Labor could bend on airport rail if $7b offer stands

A long-running stand-off over the stalled Melbourne Airport Rail project could be brought to a close after the Victorian government flagged a possible compromise.

The airport and state government are at odds over whether the planned Tullamarine station should be underground or elevated.

The stalemate has pushed back the project's completion at least four years until 2033 and forced the Commonwealth to appoint an independent mediator.

In 2018, the Victorian and federal governments committed to contributing $5 billion each to the project, expected to cost between $8 billion and $13 billion.

Melbourne Airport was part of a consortium the following year that offered up to $7 billion towards an underground airport station and express tracks from Sunshine to Southern Cross, but the offer was knocked back.

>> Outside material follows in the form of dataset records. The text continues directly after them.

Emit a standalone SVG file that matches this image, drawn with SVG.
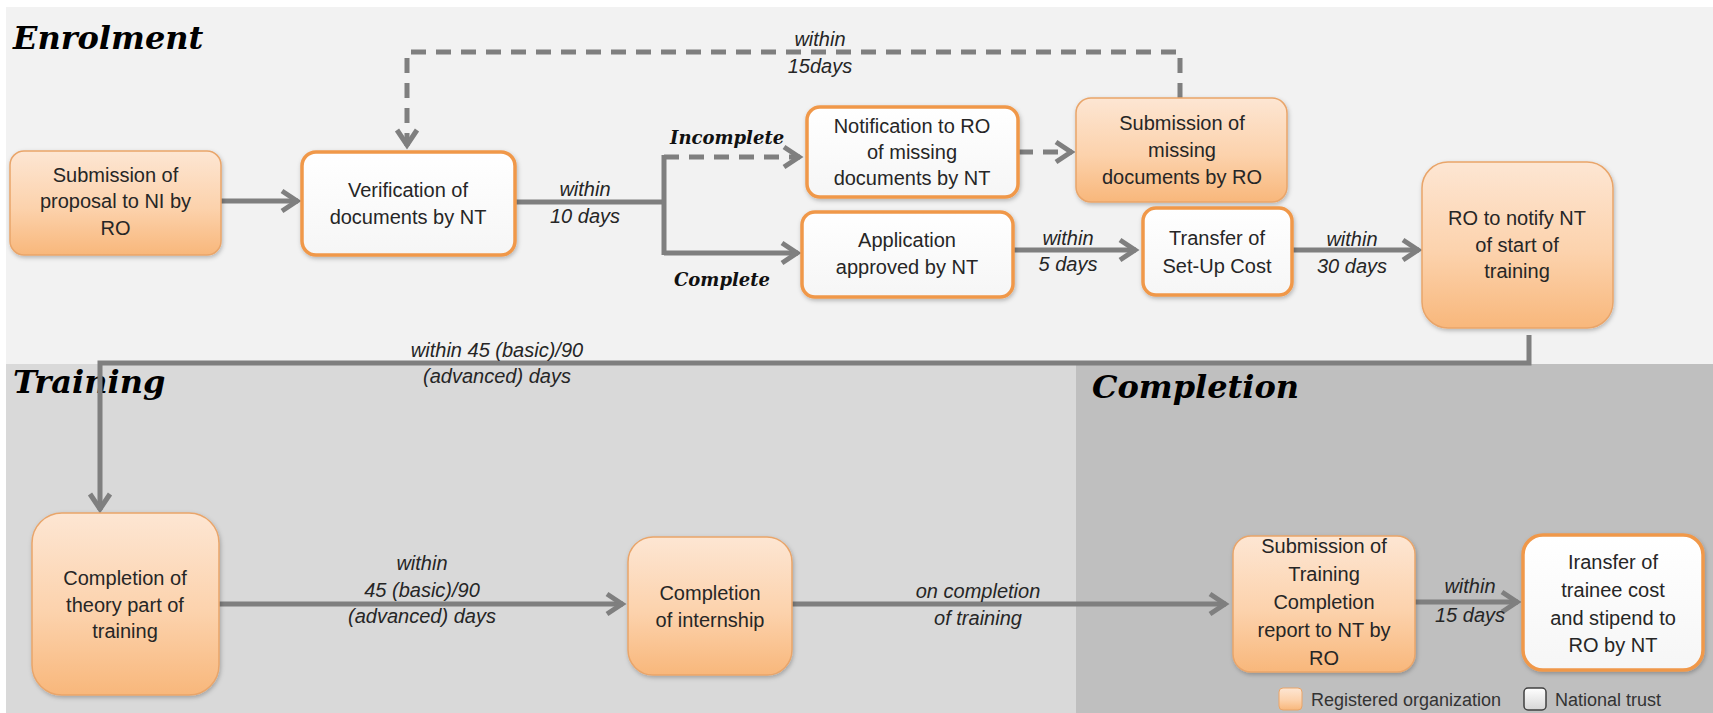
<svg xmlns="http://www.w3.org/2000/svg" width="1713" height="713" viewBox="0 0 1713 713">
<style>
.title{font-family:"DejaVu Serif","Liberation Serif",serif;font-weight:bold;font-style:italic;font-size:32px;fill:#000}
.branch{font-family:"DejaVu Serif","Liberation Serif",serif;font-weight:bold;font-style:italic;font-size:18px;fill:#111}
.nt{font-family:"Liberation Sans",Arial,sans-serif;font-size:20px;fill:#262626;text-anchor:middle}
.lbl{font-family:"Liberation Sans",Arial,sans-serif;font-style:italic;font-size:20px;fill:#262626;text-anchor:middle}
.leg{font-family:"Liberation Sans",Arial,sans-serif;font-size:18px;fill:#333}
.org{fill:url(#gOrg);stroke:#e9a56a;stroke-width:1.5;filter:url(#sh)}
.nat{fill:url(#gNat);stroke:#f0984a;stroke-width:3.5;filter:url(#sh)}
.ln{fill:none;stroke:#7f7f7f;stroke-width:5}
.arr{marker-end:url(#ah)}
.dash{stroke-dasharray:15 10}
</style>
<defs>
<linearGradient id="gOrg" x1="0" y1="0" x2="0" y2="1">
<stop offset="0" stop-color="#fde6d3"/>
<stop offset="0.55" stop-color="#fcd2ac"/>
<stop offset="1" stop-color="#f8b77b"/>
</linearGradient>
<linearGradient id="gNat" x1="0" y1="0" x2="0" y2="1">
<stop offset="0" stop-color="#ffffff"/>
<stop offset="1" stop-color="#f6f6f6"/>
</linearGradient>
<linearGradient id="gLegW" x1="0" y1="0" x2="0" y2="1">
<stop offset="0" stop-color="#ffffff"/>
<stop offset="1" stop-color="#d6d6d6"/>
</linearGradient>
<filter id="sh" x="-10%" y="-10%" width="125%" height="130%">
<feDropShadow dx="1" dy="2" stdDeviation="2" flood-color="#000" flood-opacity="0.25"/>
</filter>
<marker id="ah" markerUnits="userSpaceOnUse" markerWidth="24" markerHeight="26" viewBox="0 0 24 26" refX="20" refY="13" orient="auto">
<path d="M4,3 L19,13 L4,23" fill="none" stroke="#7f7f7f" stroke-width="5" stroke-dasharray="none" stroke-linejoin="miter"/>
</marker>
</defs>

<g id="panels">
<rect x="0" y="0" width="1713" height="713" fill="#ffffff"/>
<rect x="6" y="7" width="1707" height="358" fill="#f2f2f2"/>
<rect x="6" y="364" width="1070" height="349" fill="#d9d9d9"/>
<rect x="1076" y="364" width="637" height="349" fill="#bfbfbf"/>
<text class="title" x="13" y="49">Enrolment</text>
<text class="title" x="13" y="393">Training</text>
<text class="title" x="1092" y="398">Completion</text>
</g>

<g id="connectors">
<line class="ln arr" x1="221" y1="201" x2="298" y2="201"/>
<polyline class="ln" points="515,202 664,202"/>
<line class="ln" x1="664" y1="155" x2="664" y2="255"/>
<polyline class="ln dash arr" points="664,157 800,157"/>
<polyline class="ln arr" points="664,253 798,253"/>
<polyline class="ln dash arr" points="1018,152 1072,152"/>
<polyline class="ln dash arr" points="1180,98 1180,52 407,52 407,146"/>
<line class="ln arr" x1="1013" y1="250" x2="1136" y2="250"/>
<line class="ln arr" x1="1292" y1="250" x2="1419" y2="250"/>
<polyline class="ln arr" points="1529,335 1529,363 100,363 100,510"/>
<line class="ln arr" x1="219" y1="604" x2="623" y2="604"/>
<line class="ln arr" x1="792" y1="604" x2="1226" y2="604"/>
<line class="ln arr" x1="1415" y1="602" x2="1518" y2="602"/>
<text class="lbl" x="820" y="46">within</text>
<text class="lbl" x="820" y="73">15days</text>
<text class="lbl" x="585" y="196">within</text>
<text class="lbl" x="585" y="223">10 days</text>
<text class="branch" x="670" y="144">Incomplete</text>
<text class="branch" x="674" y="286">Complete</text>
<text class="lbl" x="1068" y="245">within</text>
<text class="lbl" x="1068" y="271">5 days</text>
<text class="lbl" x="1352" y="246">within</text>
<text class="lbl" x="1352" y="273">30 days</text>
<text class="lbl" x="497" y="357">within 45 (basic)/90</text>
<text class="lbl" x="497" y="383">(advanced) days</text>
<text class="lbl" x="422" y="570">within</text>
<text class="lbl" x="422" y="597">45 (basic)/90</text>
<text class="lbl" x="422" y="623">(advanced) days</text>
<text class="lbl" x="978" y="598">on completion</text>
<text class="lbl" x="978" y="625">of training</text>
<text class="lbl" x="1470" y="593">within</text>
<text class="lbl" x="1470" y="622">15 days</text>
</g>

<g id="n-submission-proposal">
<rect class="org" x="10" y="151" width="211" height="104" rx="14"/>
<text class="nt" x="115.5" y="182">Submission of</text>
<text class="nt" x="115.5" y="208">proposal to NI by</text>
<text class="nt" x="115.5" y="235">RO</text>
</g>

<g id="n-verification">
<rect class="nat" x="302" y="152" width="213" height="103" rx="14"/>
<text class="nt" x="408" y="197">Verification of</text>
<text class="nt" x="408" y="224">documents by NT</text>
</g>

<g id="n-notification">
<rect class="nat" x="807" y="107" width="211" height="90" rx="13"/>
<text class="nt" x="912" y="133">Notification to RO</text>
<text class="nt" x="912" y="159">of missing</text>
<text class="nt" x="912" y="185">documents by NT</text>
</g>

<g id="n-submission-missing">
<rect class="org" x="1076" y="98" width="211" height="104" rx="15"/>
<text class="nt" x="1182" y="130">Submission of</text>
<text class="nt" x="1182" y="157">missing</text>
<text class="nt" x="1182" y="184">documents by RO</text>
</g>

<g id="n-application">
<rect class="nat" x="802" y="212" width="211" height="85" rx="13"/>
<text class="nt" x="907" y="247">Application</text>
<text class="nt" x="907" y="274">approved by NT</text>
</g>

<g id="n-transfer-setup">
<rect class="nat" x="1143" y="208" width="149" height="87" rx="13"/>
<text class="nt" x="1217" y="245">Transfer of</text>
<text class="nt" x="1217" y="273">Set-Up Cost</text>
</g>

<g id="n-ro-notify">
<rect class="org" x="1422" y="162" width="191" height="166" rx="26"/>
<text class="nt" x="1517" y="225">RO to notify NT</text>
<text class="nt" x="1517" y="252">of start of</text>
<text class="nt" x="1517" y="278">training</text>
</g>

<g id="n-theory">
<rect class="org" x="32" y="513" width="187" height="182" rx="30"/>
<text class="nt" x="125" y="585">Completion of</text>
<text class="nt" x="125" y="612">theory part of</text>
<text class="nt" x="125" y="638">training</text>
</g>

<g id="n-internship">
<rect class="org" x="628" y="537" width="164" height="138" rx="25"/>
<text class="nt" x="710" y="600">Completion</text>
<text class="nt" x="710" y="627">of internship</text>
</g>

<g id="n-submission-report">
<rect class="org" x="1233" y="536" width="182" height="136" rx="18"/>
<text class="nt" x="1324" y="553">Submission of</text>
<text class="nt" x="1324" y="581">Training</text>
<text class="nt" x="1324" y="609">Completion</text>
<text class="nt" x="1324" y="637">report to NT by</text>
<text class="nt" x="1324" y="665">RO</text>
</g>

<g id="n-transfer-trainee">
<rect class="nat" x="1523" y="535" width="180" height="135" rx="20"/>
<text class="nt" x="1613" y="569">Iransfer of</text>
<text class="nt" x="1613" y="597">trainee  cost</text>
<text class="nt" x="1613" y="625">and stipend to</text>
<text class="nt" x="1613" y="652">RO by NT</text>
</g>

<g id="legend">
<rect x="1279" y="688" width="23" height="22" rx="4" fill="url(#gOrg)" stroke="#e9a56a" stroke-width="1"/>
<text class="leg" x="1311" y="706">Registered  organization</text>
<rect x="1524" y="688" width="22" height="22" rx="4" fill="url(#gLegW)" stroke="#404040" stroke-width="1.5"/>
<text class="leg" x="1555" y="706">National trust</text>
</g>
</svg>
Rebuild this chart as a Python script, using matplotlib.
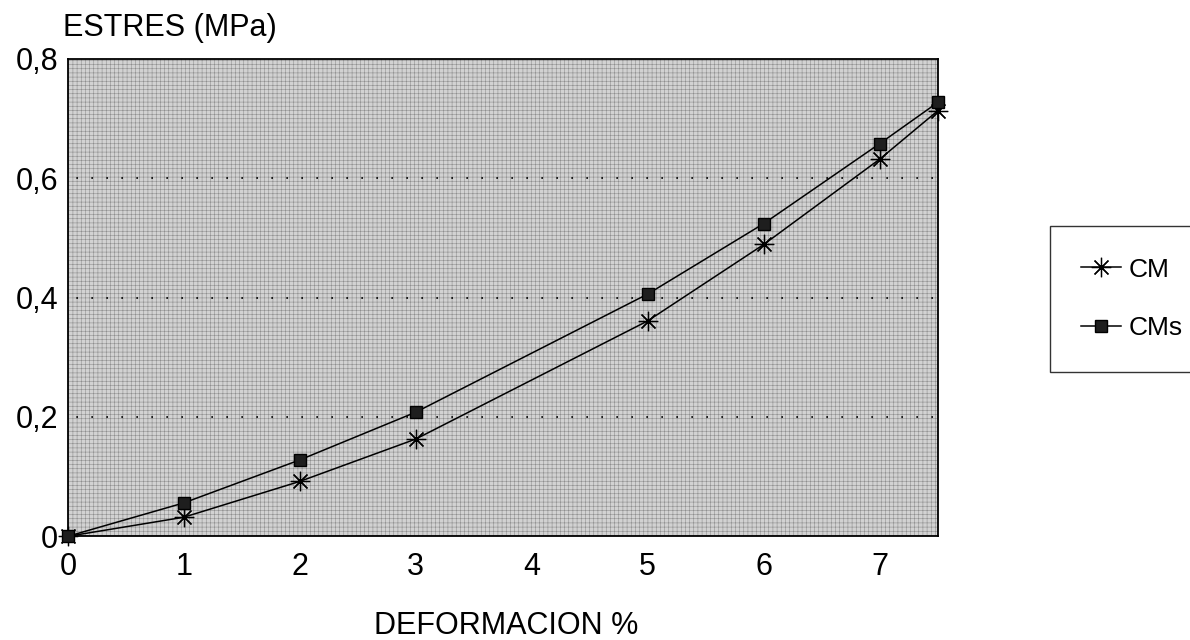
import matplotlib
matplotlib.use("Agg")
import matplotlib.pyplot as plt
import numpy as np

# datos
deformacion = [0, 1, 2, 3, 5, 6, 7, 7.5]
estres_cm = [0, 0.032, 0.092, 0.163, 0.361, 0.489, 0.632, 0.713]
estres_cms = [0, 0.056, 0.128, 0.208, 0.406, 0.524, 0.658, 0.727]
yticks = [0, 0.2, 0.4, 0.6, 0.8]
ytick_labels = ["0", "0,2", "0,4", "0,6", "0,8"]
xticks = [0, 1, 2, 3, 4, 5, 6, 7]

plt.rcParams['font.family'] = ['Liberation Sans', 'DejaVu Sans']
plt.rcParams['hatch.linewidth'] = 0.4

fig = plt.figure(figsize=(11.9, 6.4), dpi=100)
ax = fig.add_axes([0.057, 0.162, 0.731, 0.746])

# fondo punteado gris
ax.set_facecolor('#d2d2d2')
ax.patch.set_hatch('++++')
ax.patch.set_edgecolor('#8e8e8e')
ax.patch.set_linewidth(0)

for yv in yticks[1:-1]:
    ax.axhline(yv, color='black', linewidth=1.2, linestyle=(4, (1, 8)), zorder=2)

ax.plot(deformacion, estres_cm, color='black', linewidth=1.1,
        marker=(8, 2, 0), markersize=14, markeredgewidth=0.9,
        markeredgecolor='black', label='CM', zorder=3, clip_on=False)
ax.plot(deformacion, estres_cms, color='black', linewidth=1.1,
        marker='s', markersize=8, markerfacecolor='#1e1e1e',
        markeredgecolor='black', label='CMs', zorder=4, clip_on=False)

ax.set_xlim(0, 7.5)
ax.set_ylim(0, 0.8)
ax.set_xticks(xticks)
ax.set_xticklabels([str(v) for v in xticks], fontsize=22)
ax.set_yticks(yticks)
ax.set_yticklabels(ytick_labels, fontsize=22)
ax.tick_params(axis='x', length=0, pad=11)
ax.tick_params(axis='y', length=0, pad=7)

for s in ax.spines.values():
    s.set_linewidth(1.3)
    s.set_color('black')

fig.text(0.053, 0.956, 'ESTRES (MPa)', fontsize=22, ha='left', va='center')
fig.text(0.425, 0.022, 'DEFORMACION %', fontsize=22, ha='center', va='center')

leg = ax.legend(loc='upper left', bbox_to_anchor=(0.882, 0.647),
                bbox_transform=fig.transFigure, fontsize=19,
                frameon=True, fancybox=False, edgecolor='black',
                handlelength=1.5, handletextpad=0.3, labelspacing=1.3,
                borderpad=1.2, borderaxespad=0)
leg.get_frame().set_linewidth(1.0)

fig.savefig('out.png', dpi=100)
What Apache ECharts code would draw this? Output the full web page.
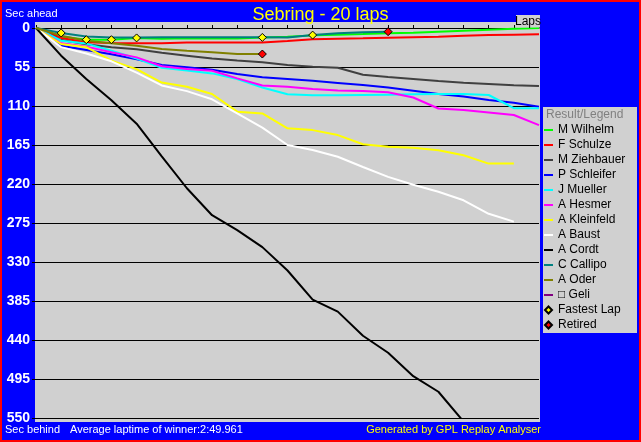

Despite suggesting the consortium's preferred route lacked additional stations, Deputy Premier Ben Carroll has signalled a willingness to restart formal discussions.

"If the offer still stands, we'll take the money please and let's get on and build it," he said on Monday.

Victorian Deputy Premier Ben Carroll
Ben Carroll has signalled he's willing to resume discussions on the stalled project. (Diego Fedele/AAP PHOTOS)

"Seven billion dollars in combination with the $10 billion from the Commonwealth and the state that makes it ... a $17 billion project. We'd be able to get it done tomorrow."

If the cheque was on the table, the deputy premier indicated the government would even be open to bending to the airport's demand for the station to be underground.

"Our preference is above ground but we can look at how they want to fully fund an underground (station)," he said.

However, Mr Carroll said the government could not let the airport "hold the state to ransom" and noted the potential problems from building underground.

"There is a massive amount of infrastructure that would need to be accounted for and expended on," he said.

"We can get this done if they stop being intransigent and stop protecting their car park revenue."

AAP has contacted Melbourne Airport for a response.

Rank-and-file Victorian Labor members passed a motion on May 19 calling on the government to "get serious" about the rail link's development and for all parties to roll up their sleeves to get the project done.

In response, the airport said it remained supportive of a "future-proof" airport rail link and revealed it offered in April to explore potential funding opportunities.

The offer was reiterated to government following the May 7 state budget but its requests for a meeting were refused, the airport said.

Opposition transport infrastructure David Southwick said he was "not fussed" whether the station was elevated or underground and called on the government to return to the negotiating table.

"If you've got a willing partner to be able to put some money behind this, then let's get a deal done," Mr Southwick said.

"We've got a government that keeps making excuses and kicking the can down the road when it comes to airport rail."